The Bank of Japan’s reduction of the amount it invests in the Nikkei 225 Stock Average is leaving the blue-chip gauge lagging behind the broader Topix index by the most in nearly two years.

Following criticism that its exchange-traded funds purchases are distorting the stock market, the central bank said in September it would reduce its Nikkei 225 buying in favor of the Topix. While a 26 percent slide this year by Uniqlo clothing stores operator Fast Retailing Co. -- which has the heaviest weighting in the price-weighted smaller gauge -- has contributed to its underperformance, falling out of favor with the BOJ is having more of an impact, according to analysts.

“At the moment, there are no enthusiastic buyers of the Japanese stock market beyond the Bank of Japan,” said Yutaka Miura, a senior technical analyst at Mizuho Securities Co. in Tokyo. “In terms of the trading flow, the Topix is getting far more purchases compared to the Nikkei 225.”

The central bank bought a total of 4.1 trillion yen ($37 billion) of ETFs so far this year through Monday. The BOJ’s Topix-linked ETF buying is likely to have reached around 73 percent of its total purchases in July, and is unlikely to have changed much in August, according to Nicholas Smith, a strategist at CLSA Ltd. in Tokyo.  Foreigners sold Japanese shares for three weeks in a row through the week ended Aug. 11.

The NT Ratio, or the Nikkei 225’s closing level divided by that of the Topix, fell to its lowest level since Oct. 22, 2015, on Tuesday. The Nikkei 225 declined 0.1 percent while the Topix rose 0.1 percent on Tuesday.

With Fast Retailing accounting for 6 percent of the Nikkei 225’s weighting, its worst year since 2010 amid a struggle to revive domestic sales and profit growth has helped crimp the Nikkei 225’s 2017 advance to just 1.4 percent versus 5.1 percent for the Topix. The narrower measure also faces criticism for being swung too easily by the movements of a handful of heavyweight stocks including Fast Retailing.

‘Dysfunctional’ Nikkei

The “Nikkei is completely dysfunctional,” and “damages market efficiency,” with its negligible exposure to banks or automakers, the two biggest industries, Smith said. “Really, the Tokyo Stock Exchange ought to phase out Nikkei futures, but they can’t bring themselves to do it.”

The BOJ’s policy tweak, meanwhile, is propping up new winners, according to Norihiro Fujito, a senior investment strategist at Mitsubishi UFJ Morgan Stanley Securities Co. in Tokyo. As foreign investors use Nikkei 225 futures to hedge against their exposure in Japanese stocks, while BOJ’s ETF buying focuses more on Topix-linked, large-cap stocks that are not in the Nikkei 225 but are in the Topix -- namely Keyence Corp., Murata Manufacturing Co. and Nintendo Co. -- are benefiting. Keyence is up 36 percent this year, and was the biggest contributor to the Topix’s gains on Tuesday.

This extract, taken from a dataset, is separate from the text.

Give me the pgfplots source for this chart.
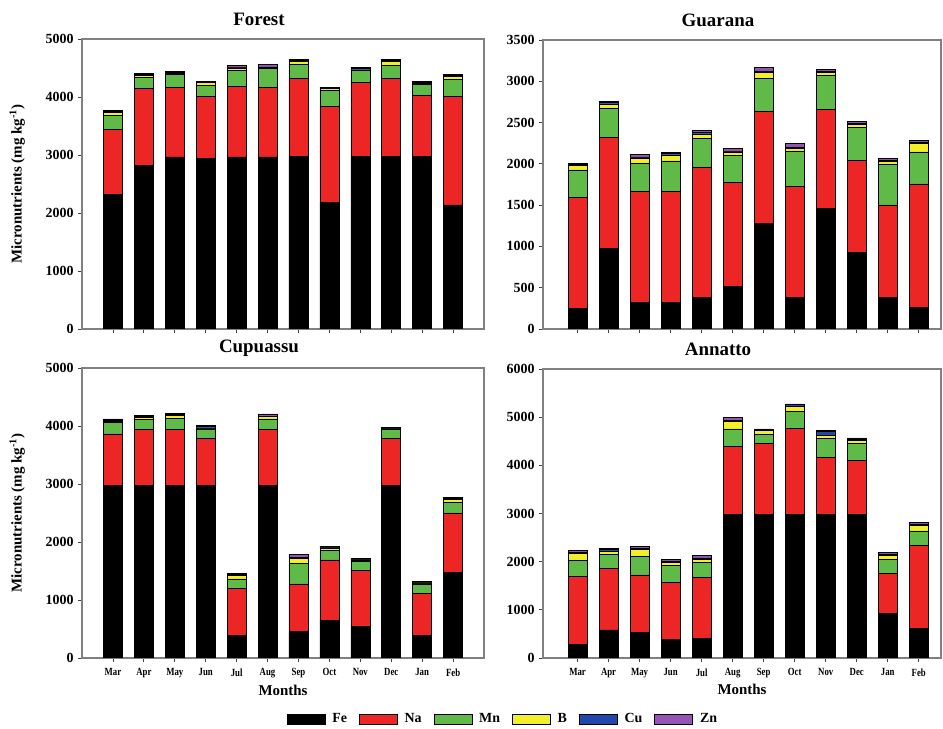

“It was the right thing to do, to shift toward the Topix. But as a result, the NT Ratio will keep on falling gradually,” Fujito said.

Stephen Corry, chief investment strategist for LGT Bank in Hong Kong points out the Nikkei 225’s fortunes are more closely tied to the yen, given the representation of exporter stocks, and that could presage a recovery.

“We forecast weakness in the yen,” because the BOJ is likely to maintain its easy policy while the Federal Reserve begins to tighten, he said. “The Japanese yen has an outsized impact on the Nikkei 225. So when the yen is stronger the Nikkei tends to underperform the Topix and vice-versa.”